Sumit A. Raurale

SP
3papers
28citations
Novelty35%
AI Score19

3 Papers

SPMay 12, 2020
Grading the severity of hypoxic-ischemic encephalopathy in newborn EEG using a convolutional neural network

Sumit A. Raurale, Geraldine B. Boylan, Gordon Lightbody et al.

Electroencephalography (EEG) is a valuable clinical tool for grading injury caused by lack of blood and oxygen to the brain during birth. This study presents a novel end-to-end architecture, using a deep convolutional neural network, that learns hierarchical representations within raw EEG data. The system classifies 4 grades of hypoxic-ischemic encephalopathy and is evaluated on a multi-channel EEG dataset of 63 hours from 54 newborns. The proposed method achieves a testing accuracy of 79.6% with one-step voting and 81.5% with two-step voting. These results show how a feature-free approach can be used to classify different grades of injury in newborn EEG with comparable accuracy to existing feature-based systems. Automated grading of newborn background EEG could help with the early identification of those infants in need of interventional therapies such as hypothermia.

SPMay 12, 2020
Identifying trace alternant activity in neonatal EEG using an inter-burst detection approach

Sumit A. Raurale, Geraldine B. Boylan, Gordon Lightbody et al.

Electroencephalography (EEG) is an important clinical tool for reviewing sleep-wake cycling in neonates in intensive care. Trace alternant (TA)-a characteristic pattern of EEG activity during quiet sleep in term neonates-is defined by alternating periods of short-duration, high-voltage activity (bursts) separated by lower-voltage activity (inter-bursts). This study presents a novel approach for detecting TA activity by first detecting the inter-bursts and then processing the temporal map of the bursts and inter-bursts. EEG recordings from 72 healthy term neonates were used to develop and evaluate performance of 1) an inter-burst detection method which is then used for 2) detection of TA activity. First, multiple amplitude and spectral features were combined using a support vector machine (SVM) to classify bursts from inter-bursts within TA activity, resulting in a median area under the operating characteristic curve (AUC) of 0.95 (95% confidence interval, CI: 0.93 to 0.98). Second, post-processing of the continuous SVM output, the confidence score, was used to produce a TA envelope. This envelope was used to detect TA activity within the continuous EEG with a median AUC of 0.84 (95% CI: 0.80 to 0.88). These results validate how an inter-burst detection approach combined with post processing can be used to classify TA activity. Detecting the presence or absence of TA will help quantify disruption of the clinically important sleep-wake cycle.

SPJul 5, 2019
Suitability of an inter-burst detection method for grading hypoxic-ischemic encephalopathy in newborn EEG

Sumit A. Raurale, Saif Nalband, Geraldine B. Boylan et al.

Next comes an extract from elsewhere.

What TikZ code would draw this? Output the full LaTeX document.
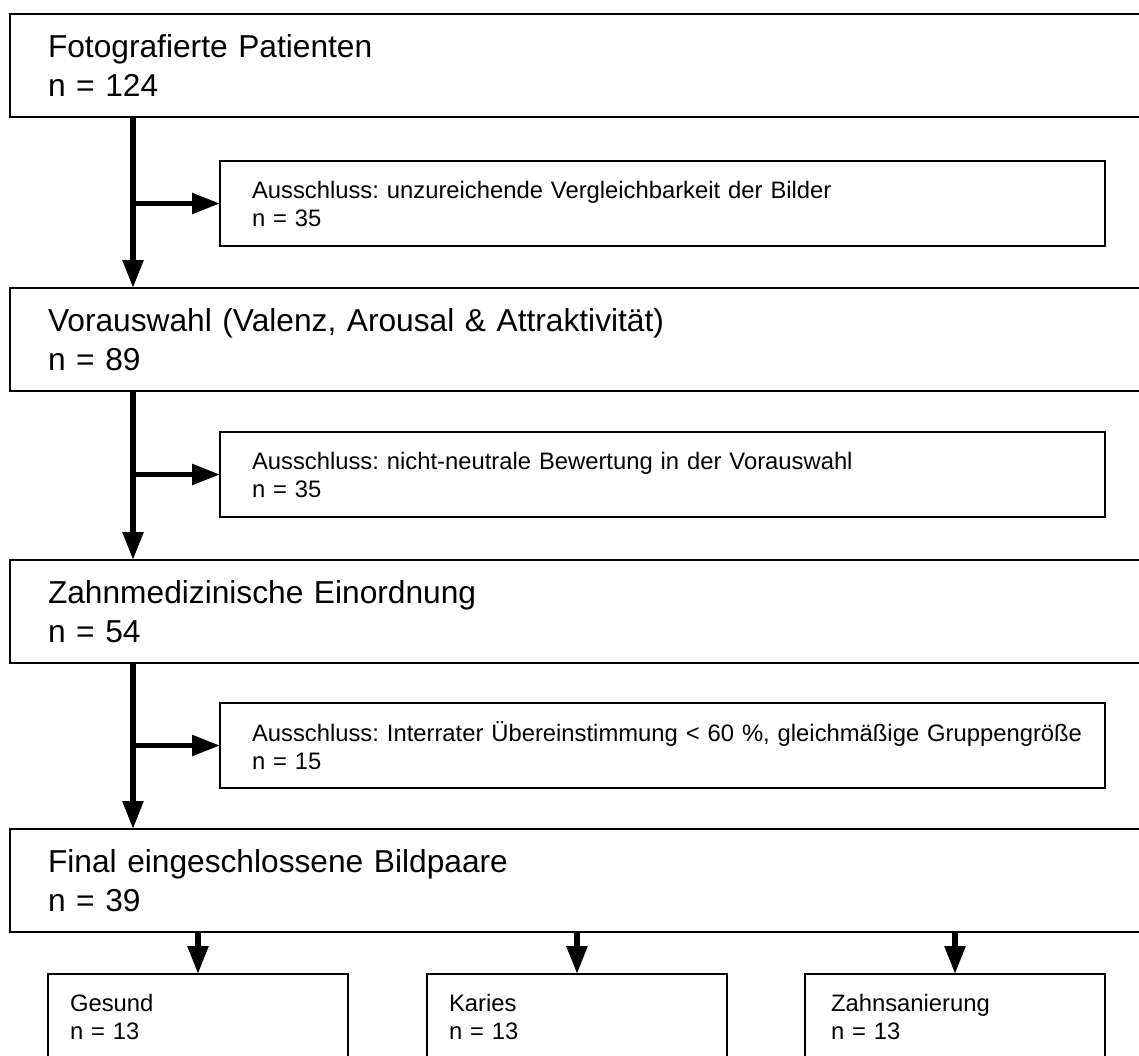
\documentclass[tikz,border=0pt]{standalone}
\usepackage{fontspec}
\setmainfont{Liberation Sans}
\usetikzlibrary{arrows.meta}
\begin{document}
\frenchspacing
\begin{tikzpicture}[x=0.5pt,y=-0.5pt,
  mainbox/.style={draw, line width=1.25pt, outer sep=0pt, anchor=north west,
    minimum width=570pt, minimum height=51.5pt, inner xsep=19pt, inner ysep=0pt,
    text width=532pt, align=left, font=\frenchspacing\fontsize{15.85pt}{19.5pt}\selectfont},
  exclbox/.style={draw, line width=1.2pt, outer sep=0pt, anchor=north west,
    minimum width=442.5pt, minimum height=42.5pt, inner xsep=16pt, inner ysep=0pt,
    text width=410.5pt, align=left, font=\frenchspacing\fontsize{11.9pt}{14pt}\selectfont},
  groupbox/.style={draw, line width=1.2pt, outer sep=0pt, anchor=north west,
    minimum width=150pt, minimum height=42.5pt, inner ysep=0pt,
    align=left, font=\frenchspacing\fontsize{11.9pt}{14pt}\selectfont},
  flow/.style={line width=2.75pt, -{Triangle[length=14pt,width=10pt]}},
]
\useasboundingbox (0,0) rectangle (1139,1055);

\node[mainbox] (b1) at (10,14)  {Fotografierte Patienten\\n = 124};
\node[exclbox] (e1) at (220,161) {Ausschluss: unzureichende Vergleichbarkeit der Bilder\\n = 35};
\node[mainbox] (b2) at (10,288) {Vorauswahl (Valenz, Arousal \& Attraktivität)\\n = 89};
\node[exclbox] (e2) at (220,432) {Ausschluss: nicht-neutrale Bewertung in der Vorauswahl\\n = 35};
\node[mainbox] (b3) at (10,560) {Zahnmedizinische Einordnung\\n = 54};
\node[exclbox] (e3) at (220,703) {\mbox{Ausschluss: Interrater Übereinstimmung < 60 \%, gleichmäßige Gruppengröße}\\n = 15};
\node[mainbox] (b4) at (10,829) {Final eingeschlossene Bildpaare\\n = 39};

\node[groupbox, inner xsep=11pt, text width=128pt] (g1) at (48,974) {Gesund\\n = 13};
\node[groupbox, inner xsep=11pt, text width=128pt] (g2) at (427,974) {Karies\\n = 13};
\node[groupbox, inner xsep=13pt, text width=124pt] (g3) at (805,974) {Zahnsanierung\\n = 13};

\coordinate (ax) at (133,0);

\draw[flow] (b1.south -| ax) -- (b2.north -| ax);
\draw[flow] (e1.west -| ax) -- (e1.west);
\draw[flow] (b2.south -| ax) -- (b3.north -| ax);
\draw[flow] (e2.west -| ax) -- (e2.west);
\draw[flow] (b3.south -| ax) -- (b4.north -| ax);
\draw[flow] (e3.west -| ax) -- (e3.west);

\draw[flow] (b4.south -| g1.north) -- (g1.north);
\draw[flow] (b4.south -| g2.north) -- (g2.north);
\draw[flow] (b4.south -| g3.north) -- (g3.north);
\end{tikzpicture}
\end{document}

Electroencephalography (EEG) is an important clinical tool for grading injury caused by lack of oxygen or blood to the brain during birth. Characteristics of low-voltage waveforms, known as inter-bursts, are related to different grades of injury. This study assesses the suitability of an existing inter-burst detection method, developed from preterm infants born <30 weeks of gestational age, to detect inter-bursts in term infants. Different features from the temporal organisation of the inter-bursts are combined using a multi-layer perceptron (MLP) machine learning algorithm to classify four grades of injury in the EEG. We find that the best performing feature, percentage of inter-bursts, has an accuracy of 59.3%. Combining this with the maximum duration of inter-bursts in the MLP produces a testing accuracy of 77.8%, with similar performance to existing multi-feature methods. These results validate the use of the preterm detection method in term EEG and show how simple measures of the inter-burst interval can be used to classify different grades of injury.